Article wrote by Paul Hughes, I-Paye http://www.i-paye.com/

Employment Intermediaries – Travel and Subsistence (Part 2)

Worker Groups It is clear from the consultation document that HMRC believe that all workers employed by an Umbrella or a PSC are using the rules to avoid tax, but is that really the case. As HMRC have jumped straight from discussion to proposed legislation without undertaking a proper consultation then they seemed to have missed the fact that their own guidance differentiates between worker types.

Group 1: Site Based Workers with No Permanent Workplace Task of Limited Duration Site based workers that attend a site to complete a task of limited duration. Limited Duration is defined as less than 24 months. Most employees have a permanent workplace, and most employees have only one permanent workplace. But there are some employees who have nowhere they attend regularly other than to perform tasks of limited duration or for a temporary purpose. Many site based employees are in this position. They do not have a permanent workplace. This means that they do not have an ordinary commuting journey, so from 6 April 1998 they are entitled to relief for all journeys from home to the temporary workplaces they have to attend to perform the duties of their employment. It is clear that site based workers that move from task to task where clearly intended to be allowed a deduction for Travel, assuming other test are satisfied and it is not believed that HMRC are looking to amend this part of the legislation, as it seems to work as intended.

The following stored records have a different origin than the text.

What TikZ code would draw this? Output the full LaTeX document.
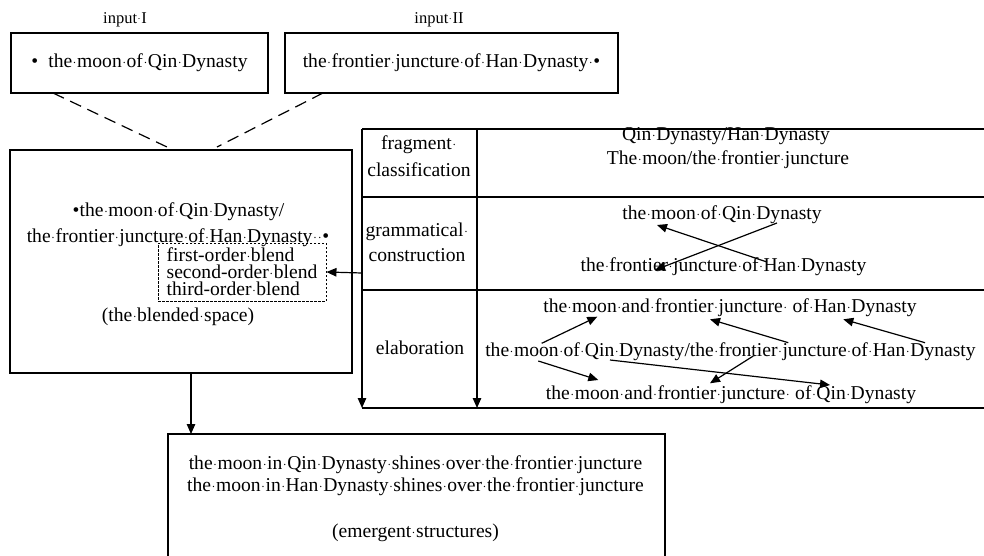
\documentclass[tikz,border=0pt]{standalone}
\usepackage{fontspec}
\usepackage{newunicodechar}
\setmainfont{Liberation Serif}
\usetikzlibrary{arrows.meta,calc}
\newunicodechar{·}{\makebox[0.25em][c]{\raisebox{0.24em}{\scalebox{0.6}{.}}}}
\begin{document}
\begin{tikzpicture}[x=1pt,y=-1pt,
  box/.style={draw,line width=1.3pt,inner sep=0pt},
  txt/.style={inner sep=0pt,font=\fontsize{19.6pt}{22pt}\selectfont,text height=13.7pt,text depth=4pt},
  lbl/.style={inner sep=0pt,font=\fontsize{16.5pt}{18pt}\selectfont},
  arr/.style={line width=1.2pt,-{Triangle[length=10pt,width=8.5pt]}},
  ln/.style={line width=1.2pt},
  dsh/.style={line width=1.2pt,dash pattern=on 12pt off 7pt},
  dbox/.style={draw,line width=0.9pt,dash pattern=on 2.5pt off 1.5pt,inner xsep=7pt,inner ysep=4pt,align=left,font=\fontsize{19.6pt}{17pt}\selectfont}]
\useasboundingbox (0,0) rectangle (984,556);
\clip (0,0) rectangle (984,556);
% inputs
\node[lbl] (lab1) at (125,20) {input·I};
\node[lbl] (lab2) at (439,20) {input·II};
\node[box,txt,minimum width=257pt,minimum height=60pt] (in1) at (139.5,63) {•\hspace{10pt}the·moon·of·Qin·Dynasty};
\node[box,txt,minimum width=333pt,minimum height=60pt] (in2) at (451.5,63) {the·frontier·juncture·of·Han·Dynasty·•};
% blended space
\node[box,minimum width=342pt,minimum height=223pt] (blended) at (181,261.5) {};
\node[txt] (bl1) at (178.5,212) {•the·moon·of·Qin·Dynasty/};
\node[txt] (bl2) at (178,238) {the·frontier·juncture·of·Han·Dynasty··•};
\node[dbox,minimum width=168pt,minimum height=58pt] (blend) at (242,272) {first-order·blend\\second-order·blend\\third-order·blend};
\node[txt] (bsp) at (178,317) {(the·blended·space)};
% dashed links
\coordinate (d1a) at (53,93);
\coordinate (d1b) at (167,147);
\coordinate (d2a) at (323,93);
\coordinate (d2b) at (217,147);
\draw[dsh] (d1a) -- (d1b);
\draw[dsh] (d2a) -- (d2b);
% table
\coordinate (tTL) at (362,129);
\coordinate (tBL) at (362,408);
\coordinate (cT) at (477,129);
\coordinate (cB) at (477,408);
\coordinate (tArr) at (362,273);
\draw[ln] (tTL) -- (984,129);
\draw[ln] (362,197) -- (984,197);
\draw[ln] (362,290) -- (984,290);
\draw[ln] (tBL) -- (984,408);
\draw[arr] (tTL) -- (tBL);
\draw[arr] (cT) -- (cB);
\draw[arr] (tArr) -- (blend.east);
% row labels
\node[txt] (r1a) at (419,145) {fragment·};
\node[txt] (r1b) at (419,172) {classification};
\node[txt] (r2a) at (417,232) {grammatical·};
\node[txt] (r2b) at (417,257) {construction};
\node[txt] (r3) at (420,350) {elaboration};
% row 1 content
\node[txt] (c1a) at (726,136) {Qin·Dynasty/Han·Dynasty};
\node[txt] (c1b) at (728,160) {The·moon/the·frontier·juncture};
% row 2 content
\node[txt] (c2a) at (722,215) {the·moon·of·Qin·Dynasty};
\node[txt] (c2b) at (723.5,267) {the·frontier·juncture·of·Han·Dynasty};
\coordinate (gA1) at (777,223);
\coordinate (gA2) at (655,270);
\coordinate (gB1) at (767,262);
\coordinate (gB2) at (657,225);
\draw[arr] (gA1) -- (gA2);
\draw[arr] (gB1) -- (gB2);
% row 3 content
\node[txt] (c3a) at (730,308) {the·moon·and·frontier·juncture·\ of·Han·Dynasty};
\node[txt] (c3b) at (730.5,352) {the·moon·of·Qin·Dynasty/the·frontier·juncture·of·Han·Dynasty};
\node[txt] (c3c) at (731,395) {the·moon·and·frontier·juncture·\ of·Qin·Dynasty};
\coordinate (e1a) at (541.7,343.3); \coordinate (e1b) at (597.3,316.7);
\coordinate (e2a) at (788.3,342.7); \coordinate (e2b) at (710,319.3);
\coordinate (e3a) at (925,342.7);   \coordinate (e3b) at (843.3,319.3);
\coordinate (e4a) at (538.3,361);   \coordinate (e4b) at (598.3,380);
\coordinate (e5a) at (753.3,356);   \coordinate (e5b) at (710,383.3);
\coordinate (e6a) at (610,360);     \coordinate (e6b) at (830,385);
\foreach \i in {1,...,6} {\draw[arr] (e\i a) -- (e\i b);}
% emergent structure
\node[box,minimum width=497pt,minimum height=166pt] (emerg) at (416.5,517) {};
\node[txt] (em1) at (415.5,465) {the·moon·in·Qin·Dynasty·shines·over·the·frontier·juncture};
\node[txt] (em2) at (415.5,487) {the·moon·in·Han·Dynasty·shines·over·the·frontier·juncture};
\node[txt] (em3) at (415.5,533) {(emergent·structures)};
\coordinate (bdown) at (191,373);
\draw[arr] (bdown) -- (191,434);
\end{tikzpicture}
\end{document}
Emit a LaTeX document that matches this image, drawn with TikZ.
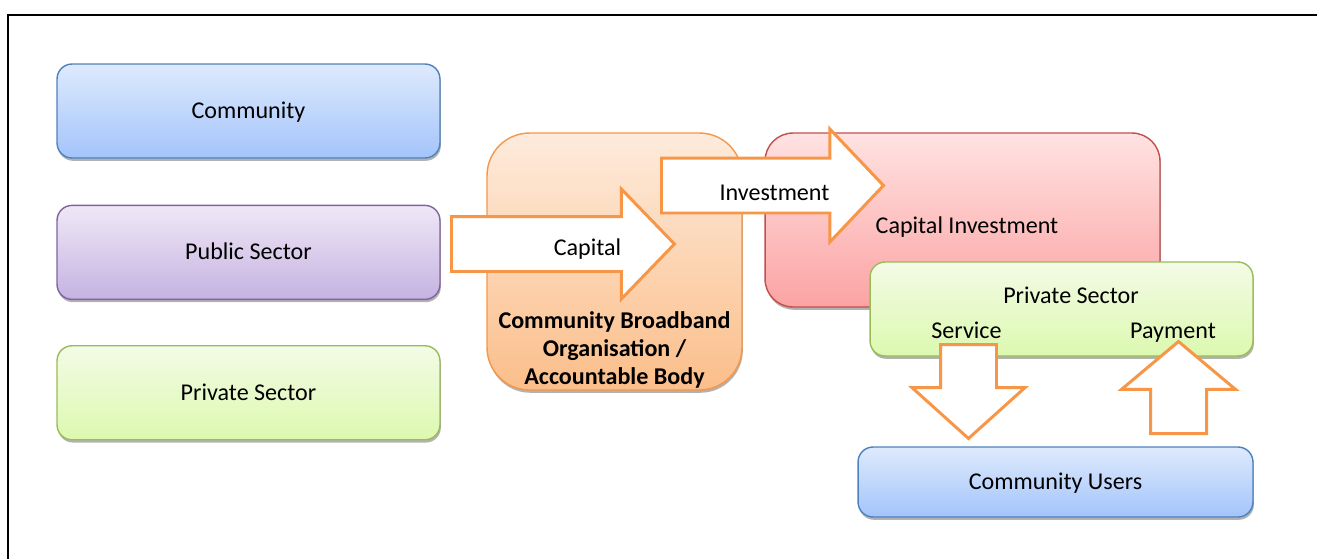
\documentclass[tikz,border=0pt]{standalone}
\usepackage{fontspec}
\setmainfont{Carlito}
\usepackage{tikz}
\usetikzlibrary{positioning}
\usetikzlibrary{shapes.arrows}
\usetikzlibrary{shadows}

\definecolor{blueTop}{HTML}{DEEAFD}
\definecolor{blueBot}{HTML}{A3C4FB}
\definecolor{blueLine}{HTML}{4F81BD}
\definecolor{purpleTop}{HTML}{EFE8F7}
\definecolor{purpleBot}{HTML}{C5B2E1}
\definecolor{purpleLine}{HTML}{8064A2}
\definecolor{greenTop}{HTML}{F3FBE6}
\definecolor{greenBot}{HTML}{DCF9AF}
\definecolor{greenLine}{HTML}{9BBB59}
\definecolor{orangeTop}{HTML}{FDEBDC}
\definecolor{orangeBot}{HTML}{FBBE8A}
\definecolor{orangeLine}{HTML}{F79646}
\definecolor{redTop}{HTML}{FFE2E2}
\definecolor{redBot}{HTML}{FCA3A3}
\definecolor{redLine}{HTML}{C0504D}

\newcommand{\diagfont}{\fontsize{13.7}{15.9}\selectfont}

\tikzset{
  box/.style={draw, rounded corners=0.3cm, line width=0.8pt,
    minimum width=7.66cm, minimum height=1.88cm,
    text height=2ex, text depth=.25ex,
    drop shadow={shadow xshift=0.5pt, shadow yshift=-1.6pt, fill=black!60}},
  bluebox/.style={box, draw=blueLine, top color=blueTop, bottom color=blueBot},
  purplebox/.style={box, draw=purpleLine, top color=purpleTop, bottom color=purpleBot},
  greenbox/.style={box, draw=greenLine, top color=greenTop, bottom color=greenBot},
  orangebox/.style={box, draw=orangeLine, top color=orangeTop, bottom color=orangeBot},
  redbox/.style={box, draw=redLine, top color=redTop, bottom color=redBot},
  flow/.style={single arrow, draw=orangeLine, fill=white, line width=1.7pt,
    inner xsep=0pt, inner ysep=0.52cm, anchor=tail},
  lbl/.style={inner sep=0pt, text height=2ex, text depth=.25ex},
}

\begin{document}
\begin{tikzpicture}[x=0.02cm, y=-0.02cm, font=\diagfont]
\useasboundingbox (0,0) rectangle (1317,559);
\draw [line width=1.1pt] (1317,15) -| (8,559);

% funders
\node (community) [bluebox] at (248.5,111) {Community};
\node (public) [purplebox, below=0.92cm of community] {Public Sector};
\node (private) [greenbox, below=0.9cm of public] {Private Sector};

% organisation and investment
\node (cbo) [orangebox, rounded corners=0.85cm, minimum width=5.1cm, minimum height=5.14cm] at (614.5,261.5) {};
\node (cbo_text) [align=center, font=\diagfont\bfseries, inner sep=0pt, above=0.05cm of cbo.south] {Community Broadband\\Organisation /\\Accountable Body};

\node (invest) [redbox, rounded corners=0.56cm, minimum width=7.9cm, minimum height=3.48cm] at (962.5,220) {};
\node (invest_text) [lbl] at (967,226.5) {Capital Investment};

\node (capital) [flow, minimum height=4.46cm, minimum width=2.14cm, single arrow head extend=0.55cm, single arrow tip angle=92] at (450,244) {};
\node (capital_text) [lbl] at (587.5,248.5) {Capital};

\node (investment) [flow, minimum height=4.44cm, minimum width=2.2cm, single arrow head extend=0.58cm, single arrow tip angle=93] at (660,185.5) {};
\node (investment_text) [lbl] at (774.5,193.5) {Investment};

% operator and users
\node (operator) [greenbox] at (1061.5,309) {};
\node (operator_text) [lbl] at (1071,296.5) {Private Sector};
\node (service_text) [lbl] at (966.5,331) {Service};
\node (payment_text) [lbl] at (1173,331) {Payment};

\node (users) [bluebox, minimum width=7.9cm, minimum height=1.4cm] at (1055.5,482) {Community Users};

\node (service) [flow, rotate=-90, inner ysep=0.53cm, minimum height=1.88cm, minimum width=2.2cm, single arrow head extend=0.57cm, single arrow tip angle=96] at (968.5,343) {};
\node (payment) [flow, rotate=90, inner ysep=0.53cm, minimum height=1.84cm, minimum width=2.22cm, single arrow head extend=0.58cm, single arrow tip angle=100] at (1178.5,435) {};
\end{tikzpicture}
\end{document}
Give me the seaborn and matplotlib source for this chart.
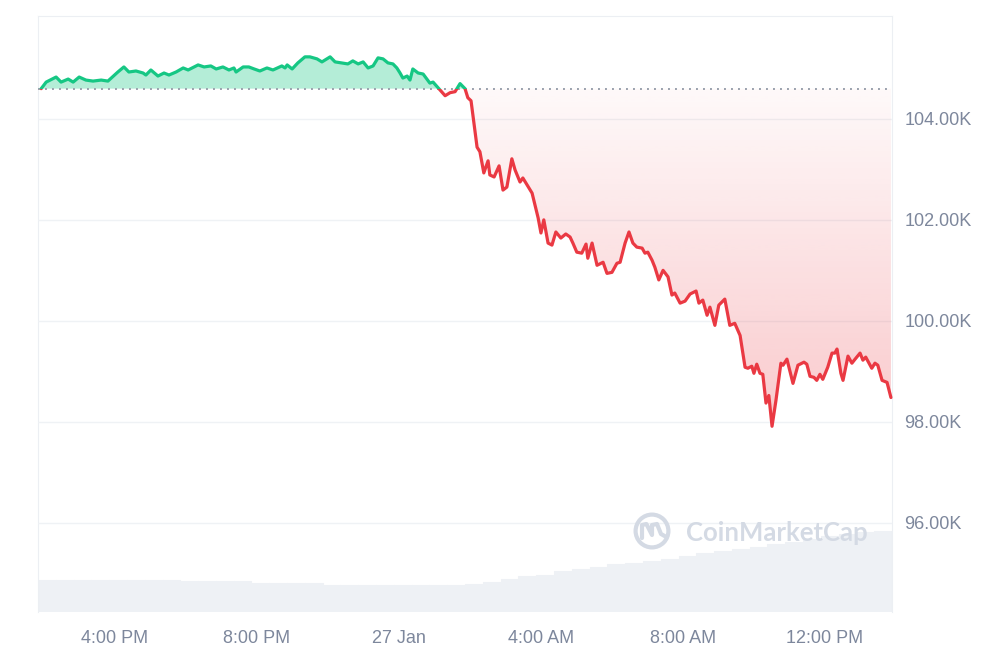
import numpy as np
import pandas as pd
import seaborn as sns
import matplotlib.pyplot as plt
from matplotlib.patches import Rectangle, Circle
from matplotlib.path import Path
from matplotlib.colors import to_rgb

# time in hours relative to 27 Jan 00:00, price in thousands of USD
hours = [-10.08, -9.94, -9.66, -9.52, -9.32, -9.18, -9.01, -8.82, -8.62, -8.39, -8.20,
         -7.92, -7.75, -7.61, -7.41, -7.21, -7.13, -6.99, -6.79, -6.62, -6.48, -6.28,
         -6.08, -5.94, -5.66, -5.49, -5.30, -5.15, -4.96, -4.79, -4.65, -4.59, -4.39, -4.23, -4.08,
         -3.92, -3.72, -3.55, -3.30, -3.21, -3.15, -3.01, -2.85, -2.65, -2.51, -2.31, -2.17,
         -1.94, -1.80, -1.61, -1.44, -1.30, -1.15, -1.01, -0.87, -0.73, -0.59, -0.45, -0.31, -0.17,
         -0.06, 0.03, 0.11, 0.23, 0.31, 0.39, 0.54, 0.68, 0.87, 0.96, 1.10, 1.30, 1.44, 1.58, 1.72, 1.86, 1.94, 2.03,
         2.20, 2.28, 2.39, 2.51, 2.56, 2.68, 2.82, 2.93, 3.04, 3.18, 3.27, 3.41, 3.49, 3.63, 3.75,
         3.92, 4.00, 4.08, 4.20, 4.31, 4.42, 4.56, 4.70, 4.82, 4.90, 5.01, 5.15, 5.27, 5.32, 5.44, 5.58, 5.75, 5.86, 6.00,
         6.14, 6.23, 6.37, 6.48, 6.59, 6.70, 6.85, 6.93, 7.01, 7.13, 7.21, 7.32, 7.44, 7.58, 7.69, 7.77, 7.92, 8.06,
         8.20, 8.37, 8.45, 8.56, 8.68, 8.76,
         8.90, 9.01, 9.18, 9.32, 9.46, 9.61, 9.75, 9.83, 9.94, 10.00, 10.08, 10.17, 10.25, 10.34, 10.42, 10.51, 10.62,
         10.76, 10.82, 10.93, 11.10, 11.24, 11.41, 11.49, 11.58, 11.69, 11.77, 11.86, 11.94, 12.08, 12.20, 12.28,
         12.34, 12.45, 12.51, 12.65, 12.76, 12.85, 12.99, 13.07, 13.15, 13.32, 13.41, 13.49, 13.61, 13.75, 13.86]
price = [104.60, 104.73, 104.83, 104.73, 104.79, 104.73, 104.83, 104.77, 104.75, 104.77, 104.75,
         104.93, 105.03, 104.93, 104.95, 104.91, 104.87, 104.97, 104.85, 104.91, 104.87, 104.93,
         105.01, 104.97, 105.07, 105.03, 105.05, 104.99, 105.03, 104.97, 105.01, 104.93, 105.03, 105.03, 104.99,
         104.95, 105.01, 104.97, 105.05, 105.01, 105.07, 104.99, 105.11, 105.23, 105.23, 105.19, 105.13,
         105.23, 105.13, 105.11, 105.09, 105.15, 105.09, 105.13, 105.01, 105.05, 105.21, 105.19, 105.11, 105.09,
         105.01, 104.91, 104.81, 104.85, 104.77, 104.99, 104.91, 104.89, 104.71, 104.73, 104.62, 104.46, 104.52,
         104.54, 104.70, 104.60, 104.42, 104.36,
         103.44, 103.35, 102.93, 103.17, 102.89, 102.85, 103.07, 102.59, 102.65, 103.21, 102.99, 102.75, 102.83,
         102.67, 102.53,
         102.04, 101.74, 102.00, 101.54, 101.50, 101.76, 101.64, 101.72, 101.66, 101.54, 101.36, 101.34, 101.52,
         101.24, 101.54, 101.10, 101.16, 100.94, 100.96,
         101.14, 101.16, 101.54, 101.76, 101.54, 101.46, 101.44, 101.34, 101.36, 101.20, 101.06, 100.81, 101.00,
         100.87, 100.51, 100.55, 100.35, 100.39, 100.53, 100.59, 100.35, 100.41, 100.11, 100.27,
         99.91, 100.31, 100.43, 99.91, 99.95, 99.71, 99.08, 99.06, 99.10, 98.96, 99.14, 98.96, 98.94, 98.37,
         98.52, 97.91, 98.42,
         99.16, 99.12, 99.24, 98.76, 99.12, 99.18, 99.14, 98.90, 98.88, 98.82, 98.94, 98.84, 99.08, 99.36, 99.36,
         99.44, 98.96, 98.82, 99.30, 99.16, 99.24, 99.36, 99.22, 99.28, 99.06, 99.16, 99.12, 98.82, 98.78, 98.48]
open_price = 104.60

# rolling 24h volume, billions, one value per half hour
volume = [32, 32, 32, 32, 32, 32, 32, 32, 30.5, 30.5, 31, 30.5, 29, 29, 29, 29,
          26.5, 26.5, 26.5, 26.5, 26.5, 26.5, 26.5, 27, 28, 30, 33, 35.5, 37, 41, 43, 45,
          48, 49, 51, 53, 56, 59, 61, 63, 65, 68, 70, 73, 76, 78, 80, 81]

x_ticks = [-8, -4, 0, 4, 8, 12]
x_labels = ['4:00 PM', '8:00 PM', '27 Jan', '4:00 AM', '8:00 AM', '12:00 PM']
y_ticks = [96, 98, 100, 102, 104]
y_labels = ['96.00K', '98.00K', '100.00K', '102.00K', '104.00K']

GREEN = '#16c784'
RED = '#ea3943'
TXT = '#7d879c'
EDGE = '#eceff3'
VOL = '#eef1f5'

sns.set_style('white')
plt.rcParams['font.family'] = ['Liberation Sans', 'DejaVu Sans']

df = pd.DataFrame({'h': hours, 'price': price})
xmin, xmax = -10.17, 13.89

fig = plt.figure(figsize=(10, 6.47), dpi=100)
ax_v = fig.add_axes([0.038, 0.0541, 0.854, 0.9212])
ax = ax_v.twinx()

# volume bars in the background
edges = np.linspace(xmin, xmax, len(volume) + 1)
vol_df = pd.DataFrame({'t': (edges[:-1] + edges[1:]) / 2, 'vol': volume})
sns.histplot(data=vol_df, x='t', weights='vol', bins=list(edges), ax=ax_v,
             color=VOL, alpha=1, edgecolor=VOL, linewidth=0.8)
ax_v.set_ylim(0, 596)
ax_v.set_xlim(xmin, xmax)
ax_v.set_yticks([])
ax_v.set_ylabel('')
ax_v.set_xlabel('')
ax_v.set_xticks(x_ticks, x_labels)
ax_v.tick_params(axis='x', length=0, pad=13, labelsize=13, colors=TXT)
for side in ['top', 'left', 'right']:
    ax_v.spines[side].set_color(EDGE)
ax_v.spines['bottom'].set_visible(False)
for s in ax.spines.values():
    s.set_visible(False)

# price line, green above the open, red below
h = np.array(hours)
p = np.array(price)
ax.fill_between(h, p, open_price, where=p >= open_price, interpolate=True,
                color=GREEN, alpha=0.32, linewidth=0)
neg = ax.fill_between(h, p, open_price, where=p <= open_price, interpolate=True,
                      color='none', linewidth=0)
grad = np.zeros((256, 1, 4))
grad[..., :3] = to_rgb(RED)
grad[:, 0, 3] = np.linspace(0.03, 0.27, 256)
im = ax.imshow(grad, extent=[xmin, xmax, p.min(), open_price], aspect='auto',
               origin='upper', interpolation='bilinear', zorder=1)
im.set_clip_path(Path.make_compound_path(*neg.get_paths()), ax.transData)

sns.lineplot(data=df, x='h', y='price', ax=ax, color=GREEN, linewidth=2.3)
ax.lines[-1].set_clip_path(Rectangle((xmin - 1, open_price), 30, 20, transform=ax.transData))
sns.lineplot(data=df, x='h', y='price', ax=ax, color=RED, linewidth=2.3)
ax.lines[-1].set_clip_path(Rectangle((xmin - 1, open_price - 20), 30, 20, transform=ax.transData))

ax.axhline(open_price, color='#9aa1ad', linestyle=(0, (1, 2.6)), linewidth=1.4, zorder=1.8)

ax.set_xlim(xmin, xmax)
ax.set_ylim(94.23, 106.04)
ax.set_yticks(y_ticks, y_labels)
ax.tick_params(axis='y', length=0, pad=9, labelsize=13, colors=TXT)
ax.grid(axis='y', color='#eff2f5', linewidth=1)
ax.set_xlabel('')
ax.set_ylabel('')

# watermark
fig.text(0.686, (647 - 533) / 647, 'CoinMarketCap', fontsize=18.5, fontweight='bold',
         color='#d4dae4', family=['Lato', 'DejaVu Sans'], va='center', ha='left')
ax_logo = fig.add_axes([0.632, (647 - 551) / 647, 0.04, 40 / 647])
ax_logo.set_xlim(-1, 1)
ax_logo.set_ylim(-1, 1)
ax_logo.axis('off')
ax_logo.add_patch(Circle((0, 0), 0.82, fill=False, color='#d4dae4', linewidth=3))
ax_logo.plot([-0.5, -0.5, -0.28, 0.0, 0.0, 0.25, 0.45, 0.72], [-0.35, 0.3, 0.35, -0.2, 0.3, 0.35, -0.15, -0.3],
             color='#d4dae4', linewidth=3, solid_capstyle='round', solid_joinstyle='round')

fig.savefig('out.png', dpi=100)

Group 2: Attendance for a Temporary Purpose An employee may attend a workplace and perform duties there which are not of limited duration without that workplace becoming a permanent workplace, provided each visit is temporary. Example: Fred is a safety officer. He regularly visits a particular factory every month to carry out a safety check. His responsibility for that factory has been a duty of his employment for a period spanning twenty years (so it is not of limited duration). However, the tasks he performs on each visit are self- contained and the purpose of each visit, considered alone, is temporary. So relief is available for the full cost of travel. Where a visit is self-contained (that is, arranged for a particular reason rather than as part of a series of visits to the same workplace for the continuation of a particular task) it is likely to be for a temporary purpose.

HMRC Examples:

Gail is the finance director of a large company based in Scunthorpe. Once a month her duties take her to the company’s production unit in the South East. Her visits are to consider individual investment proposals but she takes the opportunity to discuss local welfare issues as a representative of senior management. The purpose of the visits is not linked, each one is self-contained. So the production unit is not Gail’s permanent workplace and she is entitled to relief for the full costs of business travel.

Gaston lives in Sidcup and has a permanent workplace in Broadstairs. He is a director of a company which has a number of regional offices. He has to attend a director’s meeting on the last Friday of each month in Farnham. Although the directors’ meetings are regularly held in the same place, Farnham does not become a permanent workplace for Gaston because each visit is for a temporary purpose. So he is entitled to relief for the costs of his travel from home to Farnham.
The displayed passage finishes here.